Richard Cohen wants to solve important national problems — by disrupting other people’s life plans, not, of course, his own.
He suggests forcing young Americans to work together on national-service projects. The very act of working together, he argues, could strengthen our sense of national unity, which badly needs repair. It could break them out of their isolated cultural bubbles.
Unfortunately for him, young people are people, and they have their own lives to lead. The rights of liberty and equal protection apply to them as much as they do to him. They need to spend their years pursuing their goals, not his. And a law forcing only the young to do national service would be discriminatory.
Yet bringing people together for public-spirited work could have just the benefits Mr. Cohen (who is of no traceable relation to me) has in mind. And they are important benefits: The climate of mistrust and even hatred between red and blue Americans is destructive.
The good news is, we already have a service program that can bring us together. It’s compulsory, but it’s designed to protect liberty. And while it does exclude people under 18, it applies equally to adults of all ages; it’s not imposed only on a vulnerable minority.
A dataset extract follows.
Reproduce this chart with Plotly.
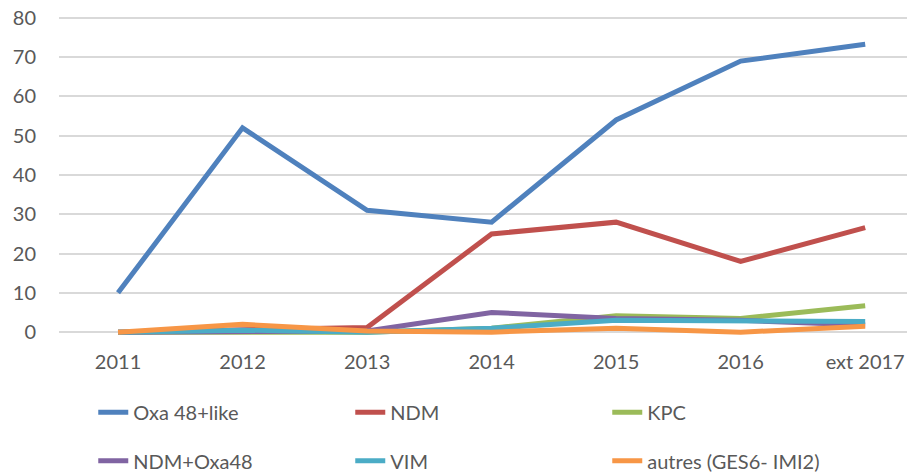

It’s a service program that’s largely been abandoned, but it’s one we need to bring back for other reasons.
It’s called jury service.
Paradigmatically, being on a jury means being snatched out of your normal life and forced to work with 11 other random citizens on a common problem. It means talking to those fellow Americans and trying to reach a unanimous decision, which is likely to require either convincing others or being convinced.
In short, it means practicing just those civic virtues we are losing. You can’t substitute getting out your base for convincing the other side when there are only 12 votes and they have to be unanimous. Calling the other guy a bigot or a snowflake seems an unlikely way to get him to change his vote. And the real consequences of your decision should focus your mind on doing justice rather than winning points for your side.
Are jury pools diverse enough for the purpose? Probably, if it’s hard to get out of serving. True, they are geographically limited, but even within one county there are often people in very different circumstances — say, corporate lawyers and bus drivers. And federal judicial districts can be as large as entire states, including urban and rural areas.
Jury duty is still forced service. But it is forced service in the cause of liberty. Having random citizens decide cases prevents officials from exercising power arbitrarily. A prosecutor and a judge could conspire against an innocent citizen; it’s a lot harder to bring twelve random peers into the conspiracy. And even when someone is guilty, juries have the power to acquit if they believe the law or the prosecution to be unjust; courts try to restrain this power, but they can’t take it away completely. So this prima facie violation of liberty actually makes our liberty more secure. Few if any other forms of forced service, except national defense during a war that could actually lead to the conquest of the nation, have such a payoff. And if doing justice doesn’t justify compelling people to attend court, what are we to say of witnesses, or for that matter defendants, since they may be as innocent as jurors?
Sadly, we don’t have very much jury service. I’ve been a legal adult for more than two decades and have yet to deliberate as a juror in court. That’s because most cases are now resolved without juries — 97 percent of federal convictions, one year, came without trial. Abolish plea bargains, and you get vastly more work for juries.
You almost certainly get better justice for defendants and victims, too, but that’s another argument.